Since the beginning of global warming concerns, chlorofluorocarbon manufacturers have had to produce compounds that perform substantially the same as fully halogenated chlorofluorocarbons without the adverse environmental impact. Only through the introduction of these new compounds have their environmental impact been completely understood. In certain instances, some of these new compounds have been removed from the marketplace. These types of issues make the flooding agent, extinguishant, propellant and refrigerant production industry a dynamic and ever-changing marketplace where processes for the production of chlorofluorocarbons and fluorocarbons are advancing quickly to accommodate both environmental as well as economical requirements.
Some useful compounds in this area include both saturated and unsaturated fluorocarbons, such as 1,1,1,2,3,3,3-heptafluoropropane (CF3—CFH—CF3, HFC-227ea), 1,1,1,2,2,3,3-heptafluoropropane (CF3—CF2—CHF2, HFC-227ca) and hexafluoropropene (hexafluoropropylene, HFP, CF3—CF═CF2, FC-1216). One well known method of synthesizing these compounds begins with the chlorofluorination of propane, propylene or partially halogenated C-3 hydrocarbons with hydrogen fluoride (HF) and chlorine (Cl2) in the presence of a metal-containing solid catalyst. Examples of this chlorofluorination step can be found in U.S. Pat. Nos. 5,057,634 and 5,043,491 to Webster. As taught by Webster the chlorofluorination step produces a number of saturated perhalogenated chlorofluorocarbons, including: (A) C3Cl5F3; (B) C3Cl4F4; (C) C3Cl3F5; (D) 1,2-dichlorohexafluoropropane (CF3—CClF—CClF2, CFC-216ba); (E) 2,2-dichlorohexafluoropropane (CF3—CCl2—CF3, CFC-216aa); (F) 1-chloroheptafluoropropane (CF3CF2CClF2, CFC-217ca); (G) 2-chloroheptafluoropropane (CF3CClFCF3, CFC-217ba); and (H) octafluoropropane (CF3—CF2—CF3, FC-218). While the FC-218 is useful and can be separated from other perhalogenated reaction products, it is not an efficient or economical intermediate in the synthesis of HFC-227ea, HFC-227ca or FC-1216. As indicated in the '491 patent, the predominant reaction products resulting from the chlorofluorination of propane with HF and Cl2 is CFC-216aa, which is fluorinated and then dehalogenated to hexafluoropropene (FC-1216).

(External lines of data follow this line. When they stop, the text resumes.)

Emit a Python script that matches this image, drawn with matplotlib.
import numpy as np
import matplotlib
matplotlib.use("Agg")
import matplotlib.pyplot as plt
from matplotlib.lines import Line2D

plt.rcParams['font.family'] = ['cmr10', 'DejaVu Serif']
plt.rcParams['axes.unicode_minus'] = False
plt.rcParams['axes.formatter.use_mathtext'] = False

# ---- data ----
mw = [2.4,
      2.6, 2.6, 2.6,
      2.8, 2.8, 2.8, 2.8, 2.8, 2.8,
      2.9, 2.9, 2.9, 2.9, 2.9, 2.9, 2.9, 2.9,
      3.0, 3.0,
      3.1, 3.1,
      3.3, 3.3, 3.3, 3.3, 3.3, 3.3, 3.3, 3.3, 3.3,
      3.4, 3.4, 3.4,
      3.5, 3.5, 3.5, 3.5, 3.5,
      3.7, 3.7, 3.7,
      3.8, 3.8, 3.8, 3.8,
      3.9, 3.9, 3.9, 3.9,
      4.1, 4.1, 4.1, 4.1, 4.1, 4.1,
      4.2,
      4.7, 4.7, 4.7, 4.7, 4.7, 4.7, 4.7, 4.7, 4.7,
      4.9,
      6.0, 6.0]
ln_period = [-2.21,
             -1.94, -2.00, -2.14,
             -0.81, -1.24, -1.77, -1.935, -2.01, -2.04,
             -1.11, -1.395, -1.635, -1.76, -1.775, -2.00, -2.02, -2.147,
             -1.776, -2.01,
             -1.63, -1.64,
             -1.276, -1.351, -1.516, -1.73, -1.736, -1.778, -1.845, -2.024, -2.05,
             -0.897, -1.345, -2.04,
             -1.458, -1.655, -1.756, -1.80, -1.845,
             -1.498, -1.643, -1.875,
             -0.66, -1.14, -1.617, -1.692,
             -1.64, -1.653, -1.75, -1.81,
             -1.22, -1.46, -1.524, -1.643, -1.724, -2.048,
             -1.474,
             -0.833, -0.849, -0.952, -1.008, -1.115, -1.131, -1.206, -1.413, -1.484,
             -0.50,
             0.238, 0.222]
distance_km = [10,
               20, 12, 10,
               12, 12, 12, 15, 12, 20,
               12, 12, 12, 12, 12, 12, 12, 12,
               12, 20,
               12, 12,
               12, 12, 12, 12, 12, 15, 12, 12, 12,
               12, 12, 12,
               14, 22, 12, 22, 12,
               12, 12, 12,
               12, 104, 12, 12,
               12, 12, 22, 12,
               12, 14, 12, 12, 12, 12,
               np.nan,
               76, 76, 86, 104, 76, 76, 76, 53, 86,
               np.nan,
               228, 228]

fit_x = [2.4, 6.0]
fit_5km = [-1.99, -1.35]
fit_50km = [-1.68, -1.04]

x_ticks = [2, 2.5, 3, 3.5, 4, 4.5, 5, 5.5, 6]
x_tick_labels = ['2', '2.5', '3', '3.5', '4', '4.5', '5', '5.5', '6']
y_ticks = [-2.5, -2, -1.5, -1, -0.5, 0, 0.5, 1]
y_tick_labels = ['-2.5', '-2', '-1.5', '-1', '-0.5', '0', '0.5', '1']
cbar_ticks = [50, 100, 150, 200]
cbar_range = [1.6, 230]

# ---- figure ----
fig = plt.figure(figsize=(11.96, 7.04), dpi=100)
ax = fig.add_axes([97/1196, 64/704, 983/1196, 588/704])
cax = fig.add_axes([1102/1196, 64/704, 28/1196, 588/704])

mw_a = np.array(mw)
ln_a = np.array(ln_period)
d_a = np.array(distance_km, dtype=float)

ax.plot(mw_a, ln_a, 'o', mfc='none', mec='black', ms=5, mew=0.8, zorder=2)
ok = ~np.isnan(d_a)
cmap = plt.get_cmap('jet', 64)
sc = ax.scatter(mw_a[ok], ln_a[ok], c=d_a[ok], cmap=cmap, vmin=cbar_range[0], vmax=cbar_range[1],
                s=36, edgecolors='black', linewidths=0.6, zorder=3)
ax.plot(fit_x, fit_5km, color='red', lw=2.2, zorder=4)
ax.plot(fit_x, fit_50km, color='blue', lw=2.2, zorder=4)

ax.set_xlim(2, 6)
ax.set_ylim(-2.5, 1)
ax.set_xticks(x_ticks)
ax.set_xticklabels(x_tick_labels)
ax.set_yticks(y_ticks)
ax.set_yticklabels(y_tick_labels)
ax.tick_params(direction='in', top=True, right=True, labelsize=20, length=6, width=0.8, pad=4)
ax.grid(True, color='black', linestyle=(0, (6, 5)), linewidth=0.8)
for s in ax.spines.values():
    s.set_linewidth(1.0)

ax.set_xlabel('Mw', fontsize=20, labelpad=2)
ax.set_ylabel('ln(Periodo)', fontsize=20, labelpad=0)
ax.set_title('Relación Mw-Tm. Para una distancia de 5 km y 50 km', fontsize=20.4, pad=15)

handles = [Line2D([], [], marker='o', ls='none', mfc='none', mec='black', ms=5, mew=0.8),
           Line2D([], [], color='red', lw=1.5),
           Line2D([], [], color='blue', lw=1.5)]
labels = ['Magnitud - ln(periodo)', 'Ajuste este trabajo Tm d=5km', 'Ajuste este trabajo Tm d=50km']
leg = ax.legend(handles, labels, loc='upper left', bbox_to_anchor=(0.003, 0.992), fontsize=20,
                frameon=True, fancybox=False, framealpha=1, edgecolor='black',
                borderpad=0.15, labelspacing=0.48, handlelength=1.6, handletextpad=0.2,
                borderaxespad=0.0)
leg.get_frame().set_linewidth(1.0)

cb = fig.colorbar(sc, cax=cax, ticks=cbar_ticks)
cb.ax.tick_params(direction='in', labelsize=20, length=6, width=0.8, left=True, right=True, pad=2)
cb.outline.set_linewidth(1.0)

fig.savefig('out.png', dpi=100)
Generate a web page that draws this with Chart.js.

Due primarily to environmental as well as toxicological concerns, demand is increasing for isomerically pure chlorofluorocarbons and hydrofluorocarbons. Teachings such as those described above cannot begin to address these issues and concerns because efficiency of production as well as isomeric purity were not contemplated. Prior art of similar chemistry does not allow for the exclusive production of the HFC-227ea, but only as a mixture or by-product with FC-1216. The unsuitability of FC-1216 for a fire suppressant does not make this a viable or efficient route.
A need exists to develop a method of chlorofluorinating inexpensive C-3 reactants that eliminates one or more by products of chlorofluorination, particularly FC-218 and undesired isomers which cannot be recycled to produce HFC-227ea or HFC-227ca. Moreover, a long felt need exists for extending the lifetime of catalysts used in these reactions.
Furthermore, the reaction products generated from these steps require purification. U.S. Pat. Nos. 6,018,083 to Manogue and 6,211,135 to Miller respectively teach the partial separation (azeotropes) of chlorofluorocarbons C3ClF7 (CFC-217) and C3ClF6 (CFC-216) from HF. These references demonstrate the practical difficulty of separating reaction product mixtures with conventional distillation techniques. The formation of azeotropes requires the use of subsequent or expensive distillation techniques to produce a pure product that can be used as a final product or as an intermediate reactant. A need remains for processes that separate chlorofluorination reaction products without forming azeotropes.
The present invention provides processes for the chlorofluorination of aliphatic, olefinic or partially halogenated hydrocarbons in the presence of a catalyst that results in the substantial elimination of FC-218 as a by-product in the chlorofluorination reaction and that efficiently converts the starting material to the desired isomer. The present invention also provides processes for the efficient purification of reaction product streams.